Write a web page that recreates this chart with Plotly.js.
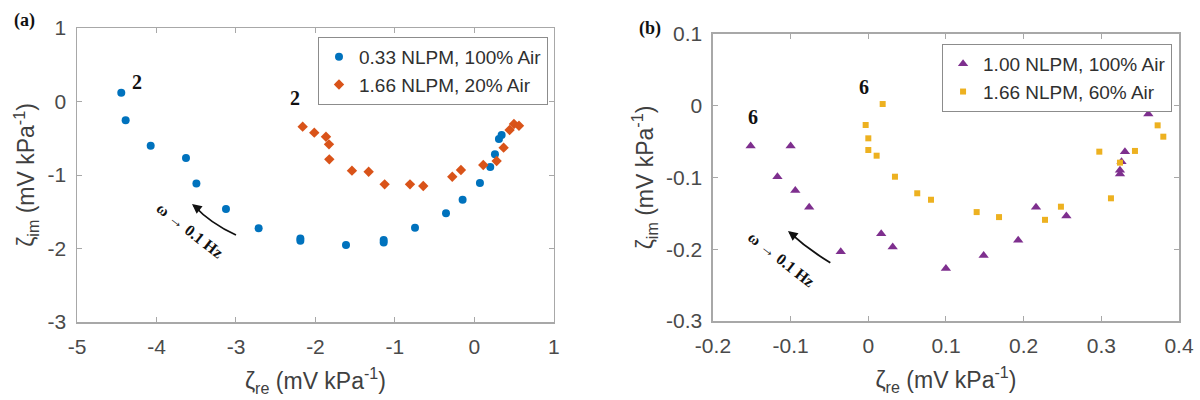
<!DOCTYPE html>
<html>
<head>
<meta charset="utf-8">
<script src="https://cdn.plot.ly/plotly-3.0.1.min.js"></script>
<style>html,body{margin:0;padding:0;background:#fff;}#chart{width:1200px;height:400px;}</style>
</head>
<body>
<div id="chart"></div>
<script>
// ---- Panel (a) data ----
const aBlueName = "0.33 NLPM, 100% Air";
const aBlueX = [-4.443,-4.388,-4.073,-3.629,-3.498,-3.126,-2.715,-2.19,-2.19,-1.616,-1.142,-1.142,-0.748,-0.358,-0.149,0.069,0.199,0.258,0.308,0.342];
const aBlueY = [0.12,-0.256,-0.601,-0.769,-1.115,-1.463,-1.725,-1.865,-1.895,-1.952,-1.885,-1.92,-1.717,-1.522,-1.336,-1.109,-0.891,-0.719,-0.51,-0.456];
const aOrangeName = "1.66 NLPM, 20% Air";
const aOrangeX = [-2.161,-2.015,-1.868,-1.83,-1.826,-1.541,-1.331,-1.13,-0.811,-0.644,-0.279,-0.17,0.111,0.279,0.367,0.442,0.497,0.56];
const aOrangeY = [-0.342,-0.424,-0.479,-0.583,-0.787,-0.941,-0.955,-1.127,-1.127,-1.15,-1.023,-0.932,-0.864,-0.81,-0.628,-0.388,-0.306,-0.329];
const aXTicks = [-5,-4,-3,-2,-1,0,1];
const aXLabels = ["-5","-4","-3","-2","-1","0","1"];
const aYTicks = [-3,-2,-1,0,1];
const aYLabels = ["-3","-2","-1","0","1"];

// ---- Panel (b) data ----
const bPurpleName = "1.00 NLPM, 100% Air";
const bPurpleX = [-0.1515,-0.100,-0.117,-0.094,-0.0761,-0.0355,0.0166,0.0314,0.0999,0.1485,0.193,0.2159,0.255,0.324,0.324,0.326,0.3304,0.3605];
const bPurpleY = [-0.056,-0.056,-0.099,-0.118,-0.1413,-0.2034,-0.1785,-0.197,-0.227,-0.2086,-0.1873,-0.1416,-0.1537,-0.095,-0.090,-0.078,-0.064,-0.0115];
const bYellowName = "1.66 NLPM, 60% Air";
const bYellowX = [0.0185,-0.0034,0.0,0.0,0.0107,0.0343,0.063,0.0807,0.1395,0.1683,0.2275,0.248,0.2974,0.3124,0.324,0.3433,0.3725,0.3798];
const bYellowY = [0.0024,-0.0268,-0.0454,-0.0617,-0.0696,-0.0989,-0.122,-0.131,-0.1482,-0.1552,-0.159,-0.1407,-0.064,-0.129,-0.0793,-0.063,-0.0273,-0.0431];
const bXTicks = [-0.2,-0.1,0,0.1,0.2,0.3,0.4];
const bXLabels = ["-0.2","-0.1","0","0.1","0.2","0.3","0.4"];
const bYTicks = [-0.3,-0.2,-0.1,0,0.1];
const bYLabels = ["-0.3","-0.2","-0.1","0","0.1"];

const sans = "Liberation Sans, Arial, sans-serif";
const serifBold = "Liberation Serif, DejaVu Serif, serif";
const tickFont = {family: sans, size: 21, color: "#4a4a4a"};
const titleFont = {family: sans, size: 23, color: "#404040"};
const axisCommon = {
  showgrid: false, zeroline: false, showline: true, linecolor: "#a8a8a8", linewidth: 1.5,
  mirror: "ticks", ticks: "inside", ticklen: 5, tickwidth: 1, tickcolor: "#a8a8a8",
  tickfont: tickFont, tickmode: "array", ticklabelstandoff: 5
};

const traces = [
  {x: aBlueX, y: aBlueY, type: "scatter", mode: "markers", name: aBlueName, xaxis: "x", yaxis: "y", legend: "legend",
   marker: {symbol: "circle", size: 8, color: "#0072BD"}},
  {x: aOrangeX, y: aOrangeY, type: "scatter", mode: "markers", name: aOrangeName, xaxis: "x", yaxis: "y", legend: "legend",
   marker: {symbol: "diamond", size: 8, color: "#D95319"}},
  {x: bPurpleX, y: bPurpleY, type: "scatter", mode: "markers", name: bPurpleName, xaxis: "x2", yaxis: "y2", legend: "legend2",
   marker: {symbol: "triangle-up", size: 9, color: "#7E2F8E"}},
  {x: bYellowX, y: bYellowY, type: "scatter", mode: "markers", name: bYellowName, xaxis: "x2", yaxis: "y2", legend: "legend2",
   marker: {symbol: "square", size: 6, color: "#EDB120"}}
];

const legendCommon = {bgcolor: "#ffffff", bordercolor: "#8c8c8c", borderwidth: 1,
  font: {family: sans, size: 19, color: "#303030"},
  xanchor: "right", yanchor: "top", tracegroupgap: 0, itemwidth: 30};

const labelFont = {family: serifBold, size: 20, color: "#111"};
const layout = {
  width: 1200, height: 400,
  margin: {l: 77, r: 21, t: 28, b: 78},
  paper_bgcolor: "#ffffff", plot_bgcolor: "#ffffff",
  showlegend: true,
  legend: Object.assign({x: 0.4274, y: 0.9694}, legendCommon),
  legend2: Object.assign({x: 0.9937, y: 0.9456}, legendCommon),
  xaxis: Object.assign({}, axisCommon, {domain: [0, 0.4328], range: [-5, 1], tickvals: aXTicks, ticktext: aXLabels, anchor: "y",
    title: {text: "ζ<sub>re</sub> (mV kPa<sup>-1</sup>)", font: titleFont, standoff: 16}}),
  yaxis: Object.assign({}, axisCommon, {domain: [0, 1], range: [-3, 1], tickvals: aYTicks, ticktext: aYLabels, anchor: "x",
    title: {text: "ζ<sub>im</sub> (mV kPa<sup>-1</sup>)", font: titleFont, standoff: 6}}),
  xaxis2: Object.assign({}, axisCommon, {domain: [0.5771, 1], range: [-0.2, 0.4], tickvals: bXTicks, ticktext: bXLabels, anchor: "y2",
    title: {text: "ζ<sub>re</sub> (mV kPa<sup>-1</sup>)", font: titleFont, standoff: 16}}),
  yaxis2: Object.assign({}, axisCommon, {domain: [0.0034, 0.9796], range: [-0.3, 0.1], tickvals: bYTicks, ticktext: bYLabels, anchor: "x2",
    title: {text: "ζ<sub>im</sub> (mV kPa<sup>-1</sup>)", font: titleFont, standoff: 6}}),
  annotations: [
    {xref: "paper", yref: "paper", x: -0.0472, y: 1.024, xanchor: "center", yanchor: "middle", text: "<b>(a)</b>", showarrow: false, font: {family: serifBold, size: 18, color: "#111"}},
    {xref: "paper", yref: "paper", x: 0.52, y: 1.0, xanchor: "center", yanchor: "middle", text: "<b>(b)</b>", showarrow: false, font: {family: serifBold, size: 18, color: "#111"}},
    {xref: "x", yref: "y", x: -4.249, y: 0.269, text: "<b>2</b>", showarrow: false, font: labelFont},
    {xref: "x", yref: "y", x: -2.258, y: 0.052, text: "<b>2</b>", showarrow: false, font: labelFont},
    {xref: "x2", yref: "y2", x: -0.148, y: -0.016, text: "<b>6</b>", showarrow: false, font: labelFont},
    {xref: "x2", yref: "y2", x: -0.0052, y: 0.0265, text: "<b>6</b>", showarrow: false, font: labelFont},
    {xref: "x", yref: "y", x: -3.58, y: -1.76, text: "<b>ω → 0.1 Hz</b>", showarrow: false, textangle: 38, font: {family: serifBold, size: 16, color: "#111"}},
    {xref: "x2", yref: "y2", x: -0.1112, y: -0.2136, text: "<b>ω → 0.1 Hz</b>", showarrow: false, textangle: 38, font: {family: serifBold, size: 16, color: "#111"}},
    {xref: "x", yref: "y", x: -3.553, y: -1.395, ax: 9, ay: 7, text: "", showarrow: true, arrowhead: 2, arrowsize: 1.2, arrowwidth: 1.6, arrowcolor: "#111", font: {size: 10}},
    {xref: "x2", yref: "y2", x: -0.1034, y: -0.1746, ax: 9, ay: 7, text: "", showarrow: true, arrowhead: 2, arrowsize: 1.2, arrowwidth: 1.6, arrowcolor: "#111", font: {size: 10}}
  ],
  shapes: [
    {type: "path", xref: "x", yref: "y", path: "M -3.0,-1.816 Q -3.32,-1.66 -3.53,-1.415", line: {color: "#111", width: 1.8}},
    {type: "path", xref: "x2", yref: "y2", path: "M -0.0489,-0.2187 Q -0.078,-0.2 -0.1015,-0.1765", line: {color: "#111", width: 1.8}}
  ]
};

Plotly.newPlot("chart", traces, layout, {displayModeBar: false, staticPlot: true});
</script>
</body>
</html>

· · · ·

Determine the number of lines in the listing that contain the string "chart". Write that number and nothing else.

- _Exercise answer_:
4